[START OF PROVIDED MATERIAL]

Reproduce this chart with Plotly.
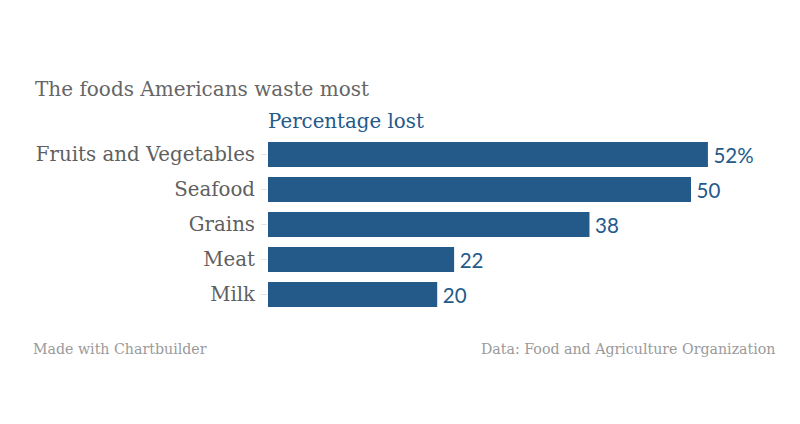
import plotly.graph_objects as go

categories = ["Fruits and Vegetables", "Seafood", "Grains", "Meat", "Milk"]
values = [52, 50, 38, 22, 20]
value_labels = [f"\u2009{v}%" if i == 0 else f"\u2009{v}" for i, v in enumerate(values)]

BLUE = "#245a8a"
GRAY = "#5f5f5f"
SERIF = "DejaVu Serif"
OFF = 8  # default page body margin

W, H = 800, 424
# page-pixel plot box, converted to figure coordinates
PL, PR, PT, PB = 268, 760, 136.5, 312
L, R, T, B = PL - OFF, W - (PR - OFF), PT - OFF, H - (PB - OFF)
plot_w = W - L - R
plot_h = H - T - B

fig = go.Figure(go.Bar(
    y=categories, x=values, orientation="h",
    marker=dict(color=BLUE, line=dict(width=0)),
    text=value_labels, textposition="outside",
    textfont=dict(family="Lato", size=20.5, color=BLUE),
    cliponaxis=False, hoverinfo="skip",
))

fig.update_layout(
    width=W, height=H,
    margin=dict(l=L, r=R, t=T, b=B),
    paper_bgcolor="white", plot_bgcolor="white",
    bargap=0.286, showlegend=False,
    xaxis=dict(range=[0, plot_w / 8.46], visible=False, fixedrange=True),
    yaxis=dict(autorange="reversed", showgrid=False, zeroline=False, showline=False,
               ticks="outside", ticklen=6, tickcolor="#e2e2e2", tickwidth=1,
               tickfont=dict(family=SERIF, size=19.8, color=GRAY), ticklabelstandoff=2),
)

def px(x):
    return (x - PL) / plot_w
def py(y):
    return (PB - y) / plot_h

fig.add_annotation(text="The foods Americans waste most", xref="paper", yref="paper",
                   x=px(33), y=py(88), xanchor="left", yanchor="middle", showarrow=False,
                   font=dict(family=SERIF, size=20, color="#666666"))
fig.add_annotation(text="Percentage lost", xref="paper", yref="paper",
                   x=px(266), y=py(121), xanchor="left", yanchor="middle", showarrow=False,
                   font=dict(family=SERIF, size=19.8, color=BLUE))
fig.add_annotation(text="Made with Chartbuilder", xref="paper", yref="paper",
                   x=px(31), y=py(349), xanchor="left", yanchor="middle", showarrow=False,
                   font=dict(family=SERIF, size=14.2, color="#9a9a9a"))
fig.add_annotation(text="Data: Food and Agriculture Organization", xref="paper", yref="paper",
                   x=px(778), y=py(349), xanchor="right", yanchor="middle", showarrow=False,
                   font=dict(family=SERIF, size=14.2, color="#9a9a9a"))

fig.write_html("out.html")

[END OF PROVIDED MATERIAL]

» INSTRUCTION
Find the count of lines in the data above where the string "with" occurs. Provide that number alone.

» ANSWER TO THIS PROBLEM
2